** Problem requirements **
Repeat the material below word for word and leave out all pictures.

** Recorded information **
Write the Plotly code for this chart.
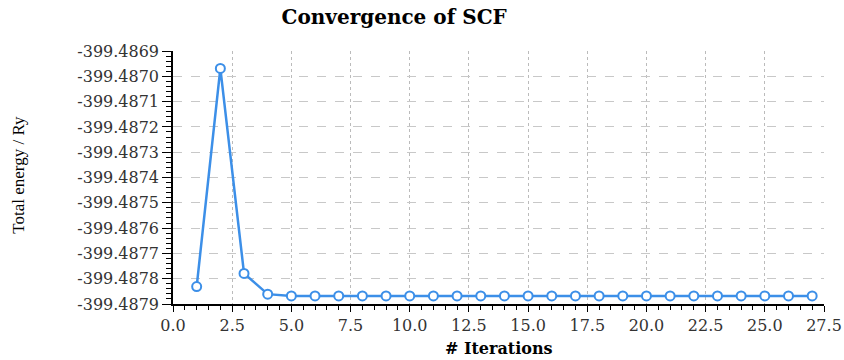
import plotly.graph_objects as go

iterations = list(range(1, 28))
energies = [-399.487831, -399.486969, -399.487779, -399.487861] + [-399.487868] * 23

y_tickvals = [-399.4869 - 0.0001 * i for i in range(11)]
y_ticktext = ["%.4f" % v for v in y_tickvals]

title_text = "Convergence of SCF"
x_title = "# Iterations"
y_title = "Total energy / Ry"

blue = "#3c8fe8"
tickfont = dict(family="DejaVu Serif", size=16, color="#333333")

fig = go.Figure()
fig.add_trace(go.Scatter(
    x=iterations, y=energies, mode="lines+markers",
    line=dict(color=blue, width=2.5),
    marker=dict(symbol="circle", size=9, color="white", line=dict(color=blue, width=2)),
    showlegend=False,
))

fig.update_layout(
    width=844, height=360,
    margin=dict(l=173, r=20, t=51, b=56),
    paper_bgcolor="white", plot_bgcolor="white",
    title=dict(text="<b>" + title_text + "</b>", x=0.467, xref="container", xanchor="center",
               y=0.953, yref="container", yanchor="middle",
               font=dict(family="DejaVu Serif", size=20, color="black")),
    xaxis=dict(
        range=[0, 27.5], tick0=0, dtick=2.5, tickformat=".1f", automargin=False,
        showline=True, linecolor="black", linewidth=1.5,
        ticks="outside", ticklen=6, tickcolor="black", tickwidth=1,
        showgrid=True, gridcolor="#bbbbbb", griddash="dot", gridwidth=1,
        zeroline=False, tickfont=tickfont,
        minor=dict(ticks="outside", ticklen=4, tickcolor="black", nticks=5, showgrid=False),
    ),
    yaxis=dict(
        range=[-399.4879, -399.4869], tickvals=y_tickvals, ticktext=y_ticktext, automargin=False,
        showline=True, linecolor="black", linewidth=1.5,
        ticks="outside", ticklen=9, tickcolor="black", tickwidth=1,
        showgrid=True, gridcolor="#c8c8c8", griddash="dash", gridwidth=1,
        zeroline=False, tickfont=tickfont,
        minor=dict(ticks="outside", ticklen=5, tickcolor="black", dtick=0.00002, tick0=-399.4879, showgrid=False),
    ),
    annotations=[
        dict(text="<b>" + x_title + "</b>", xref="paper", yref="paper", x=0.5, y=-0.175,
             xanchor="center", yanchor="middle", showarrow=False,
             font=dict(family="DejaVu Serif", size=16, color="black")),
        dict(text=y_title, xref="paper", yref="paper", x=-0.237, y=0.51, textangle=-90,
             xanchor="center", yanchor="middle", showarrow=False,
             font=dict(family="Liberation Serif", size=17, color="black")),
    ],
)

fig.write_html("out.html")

** Answer to this exercise **
Write the Plotly code for this chart.
import plotly.graph_objects as go

iterations = list(range(1, 28))
energies = [-399.487831, -399.486969, -399.487779, -399.487861] + [-399.487868] * 23

y_tickvals = [-399.4869 - 0.0001 * i for i in range(11)]
y_ticktext = ["%.4f" % v for v in y_tickvals]

title_text = "Convergence of SCF"
x_title = "# Iterations"
y_title = "Total energy / Ry"

blue = "#3c8fe8"
tickfont = dict(family="DejaVu Serif", size=16, color="#333333")

fig = go.Figure()
fig.add_trace(go.Scatter(
    x=iterations, y=energies, mode="lines+markers",
    line=dict(color=blue, width=2.5),
    marker=dict(symbol="circle", size=9, color="white", line=dict(color=blue, width=2)),
    showlegend=False,
))

fig.update_layout(
    width=844, height=360,
    margin=dict(l=173, r=20, t=51, b=56),
    paper_bgcolor="white", plot_bgcolor="white",
    title=dict(text="<b>" + title_text + "</b>", x=0.467, xref="container", xanchor="center",
               y=0.953, yref="container", yanchor="middle",
               font=dict(family="DejaVu Serif", size=20, color="black")),
    xaxis=dict(
        range=[0, 27.5], tick0=0, dtick=2.5, tickformat=".1f", automargin=False,
        showline=True, linecolor="black", linewidth=1.5,
        ticks="outside", ticklen=6, tickcolor="black", tickwidth=1,
        showgrid=True, gridcolor="#bbbbbb", griddash="dot", gridwidth=1,
        zeroline=False, tickfont=tickfont,
        minor=dict(ticks="outside", ticklen=4, tickcolor="black", nticks=5, showgrid=False),
    ),
    yaxis=dict(
        range=[-399.4879, -399.4869], tickvals=y_tickvals, ticktext=y_ticktext, automargin=False,
        showline=True, linecolor="black", linewidth=1.5,
        ticks="outside", ticklen=9, tickcolor="black", tickwidth=1,
        showgrid=True, gridcolor="#c8c8c8", griddash="dash", gridwidth=1,
        zeroline=False, tickfont=tickfont,
        minor=dict(ticks="outside", ticklen=5, tickcolor="black", dtick=0.00002, tick0=-399.4879, showgrid=False),
    ),
    annotations=[
        dict(text="<b>" + x_title + "</b>", xref="paper", yref="paper", x=0.5, y=-0.175,
             xanchor="center", yanchor="middle", showarrow=False,
             font=dict(family="DejaVu Serif", size=16, color="black")),
        dict(text=y_title, xref="paper", yref="paper", x=-0.237, y=0.51, textangle=-90,
             xanchor="center", yanchor="middle", showarrow=False,
             font=dict(family="Liberation Serif", size=17, color="black")),
    ],
)

fig.write_html("out.html")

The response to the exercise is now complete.